If what you’re doing has meaning to you, which it absolutely must have in order for you to give it the necessary commitment, then you are going to feel every problem far more acutely than if you were disengaged and merely coasting. The rise of omnipresent social media has made this a greater challenge than ever before in human history.
What can you do about it to serve as a coping mechanism?
First of all, you must learn to distinguish between the opinions of those who matter and those who don’t. In reality, we should only ever care about the opinions of those whose thoughts have an influence on our future. That’s a limited list for most people (family, friends and work colleagues) but it does get more problematic if you’re in business because isn’t everyone a potential customer?
What my observations on success have taught me is that no truly successful person can make it long-term without developing a thick skin. They take the ups and downs of fortune in their stride and shrug off insults, attacks and personal slights as part of the game.
I know from my own experience that what used to send me into month long paroxysms of rage a decade ago are now water off a duck’s back. I’ve been let down and screwed over so many times that I had only two choices – go insane and disappear down a dark hole of bitterness and vengeance, or treat it like a game.

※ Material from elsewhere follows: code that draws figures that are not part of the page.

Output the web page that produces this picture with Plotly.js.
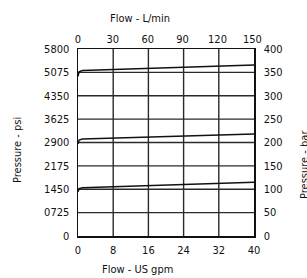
<!DOCTYPE html>
<html><head><meta charset="utf-8">
<script src="https://cdn.plot.ly/plotly-3.0.1.min.js"></script>
<style>html,body{margin:0;padding:0;background:#fff}#c{width:307px;height:278px}</style>
</head><body><div id="c"></div>
<script>
const flowGpm = [0, 0.25, 1, 40];
const curve350 = [4950, 5090, 5130, 5305];
const curve200 = [2860, 2975, 3005, 3160];
const curve100 = [1375, 1470, 1498, 1666];
const psiTicks = [0, 725, 1450, 2175, 2900, 3625, 4350, 5075, 5800];
const psiLabels = ["0", "0725", "1450", "2175", "2900", "3625", "4350", "5075", "5800"];
const gpmTicks = [0, 8, 16, 24, 32, 40];
const lpmTicks = [0, 30, 60, 90, 120, 150];
const barTicks = [0, 50, 100, 150, 200, 250, 300, 350, 400];

const F = "'Liberation Sans Narrow', 'DejaVu Sans Condensed', sans-serif";
const line = {color: '#111', width: 1.5};
const traces = [curve350, curve200, curve100].map(y => ({
  x: flowGpm, y: y, type: 'scatter', mode: 'lines', line: line, hoverinfo: 'skip', showlegend: false
}));
traces.push({x: [0, 151.4], y: [0, 400], xaxis: 'x2', yaxis: 'y2', type: 'scatter', mode: 'markers',
  marker: {opacity: 0}, hoverinfo: 'skip', showlegend: false});

const ax = {showline: true, linecolor: '#111', linewidth: 1.5, showgrid: false,
  zeroline: false, ticks: '', tickfont: {family: F, size: 11, color: '#111'}, fixedrange: true};

const gridStyle = {color: '#2a2a2a', width: 1.4};
const shapes = [];
gpmTicks.slice(1, -1).forEach(v => shapes.push({type: 'line', xref: 'x', yref: 'paper', x0: v, x1: v, y0: 0, y1: 1, line: gridStyle, layer: 'below'}));
psiTicks.slice(1, -1).forEach(v => shapes.push({type: 'line', xref: 'paper', yref: 'y', x0: 0, x1: 1, y0: v, y1: v, line: gridStyle, layer: 'below'}));

const layout = {
  width: 307, height: 278,
  margin: {l: 78, r: 53, t: 49, b: 42},
  paper_bgcolor: '#fff', plot_bgcolor: '#fff',
  font: {family: F, size: 11, color: '#111'},
  xaxis: Object.assign({}, ax, {range: [0, 40], tickvals: gpmTicks, ticktext: gpmTicks.map(String), mirror: true, ticklabelstandoff: 3}),
  yaxis: Object.assign({}, ax, {range: [0, 5800], tickvals: psiTicks, ticktext: psiLabels, mirror: true, ticklabelstandoff: 5}),
  xaxis2: Object.assign({}, ax, {range: [0, 151.4], tickvals: lpmTicks, ticktext: lpmTicks.map(String), overlaying: 'x', anchor: 'y2', side: 'top', ticklabelstandoff: 0}),
  yaxis2: Object.assign({}, ax, {range: [0, 400], tickvals: barTicks, ticktext: barTicks.map(String), overlaying: 'y', anchor: 'x2', side: 'right', ticklabelstandoff: 6}),
  shapes: shapes,
  annotations: [
    {text: 'Flow - L/min', xref: 'paper', yref: 'paper', xanchor: 'center', yanchor: 'middle', x: (140-78)/176, y: 1 + (49-18)/187, showarrow: false, font: {family: F, size: 11}},
    {text: 'Flow - US gpm', xref: 'paper', yref: 'paper', xanchor: 'center', yanchor: 'middle', x: (137-78)/176, y: -(269-236)/187, showarrow: false, font: {family: F, size: 11}},
    {text: 'Pressure - psi', xref: 'paper', yref: 'paper', xanchor: 'center', yanchor: 'middle', x: -(78-17)/176, y: (236-150)/187, textangle: -90, showarrow: false, font: {family: F, size: 11}},
    {text: 'Pressure - bar', xref: 'paper', yref: 'paper', xanchor: 'center', yanchor: 'middle', x: 1 + (304-254)/176, y: (236-165)/187, textangle: -90, showarrow: false, font: {family: F, size: 11}}
  ]
};
Plotly.newPlot('c', traces, layout, {staticPlot: true, displayModeBar: false});
</script></body></html>
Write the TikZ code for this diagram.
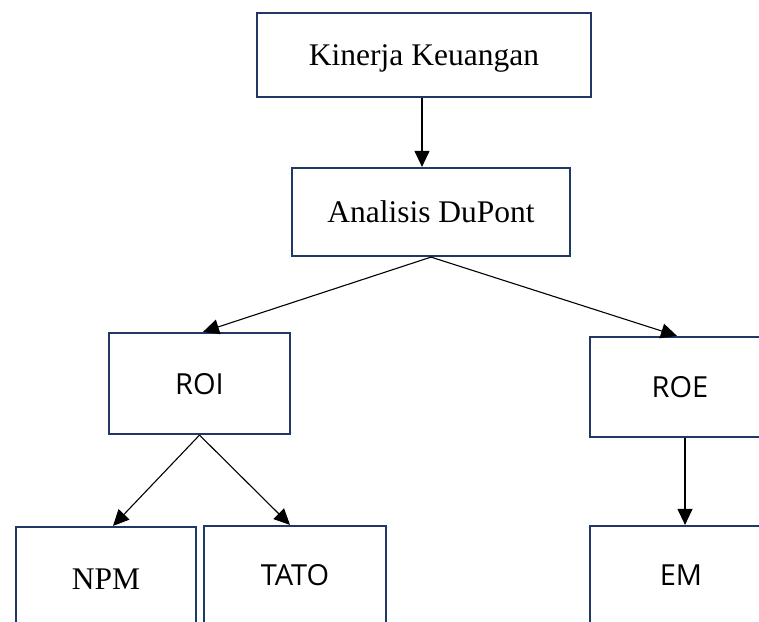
\documentclass[tikz,border=0pt]{standalone}
\usepackage{fontspec}
\setmainfont{Liberation Serif}
\newfontfamily\sansf{Open Sans}
\usetikzlibrary{arrows.meta}
\definecolor{boxnavy}{RGB}{31,56,100}
\tikzset{
  boxnode/.style={draw=boxnavy, line width=2.2pt, fill=white, inner sep=0pt,
    text height=21pt, text depth=0pt, anchor=center},
  serifbox/.style={boxnode, font=\fontsize{31.5}{36}\selectfont},
  sansbox/.style={boxnode, font=\sansf\fontsize{29}{34}\selectfont},
  arr/.style={draw=black, line width=1.1pt, -{Triangle[length=16pt,width=15pt]}}
}
\begin{document}
\begin{tikzpicture}[x=1pt, y=-1pt]
\useasboundingbox (0,0) rectangle (759,621);
\clip (0,0) rectangle (759,621);
\fill[white] (0,0) rectangle (759,621);
\node[serifbox, minimum width=334pt, minimum height=84pt] (K) at (424,55) {Kinerja Keuangan};
\node[serifbox, minimum width=278pt, minimum height=88pt] (A) at (431,212) {Analisis DuPont};
\node[sansbox, minimum width=181pt, minimum height=101pt] (ROI) at (199.5,383.5) {ROI};
\node[sansbox, minimum width=180pt, minimum height=100pt] (ROE) at (680,387) {ROE};
\node[serifbox, minimum width=180pt, minimum height=104pt] (NPM) at (106,579) {NPM};
\node[sansbox, minimum width=182pt, minimum height=98pt] (TATO) at (295,575) {TATO};
\node[sansbox, minimum width=182pt, minimum height=98pt] (EM) at (681,575) {EM};
\draw[arr] ([xshift=-2pt]K.south) -- ([xshift=-2pt]K.south |- A.north);
\draw[arr] (A.south) -- ([xshift=3.5pt]ROI.north);
\draw[arr] (A.south) -- ([xshift=-3pt]ROE.north);
\draw[arr] ([xshift=5pt]ROE.south) -- ([xshift=5pt]ROE.south |- EM.north);
\draw[arr] (ROI.south) -- ([xshift=7pt]NPM.north);
\draw[arr] (ROI.south) -- ([xshift=-5pt]TATO.north);
\end{tikzpicture}
\end{document}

It’s got to be a game that I take uber seriously and my actions in both defence and offence haven’t actually changed, but instead of laying awake at night twisting myself up in knots I get a good night’s sleep and fight the good fight refreshed and in harmony with myself.
Of course, the ultimate example of thin-skinned success, Donald J Trump, makes all my words ring a bit hollow. But isn’t there always at least one exception who proves the rule?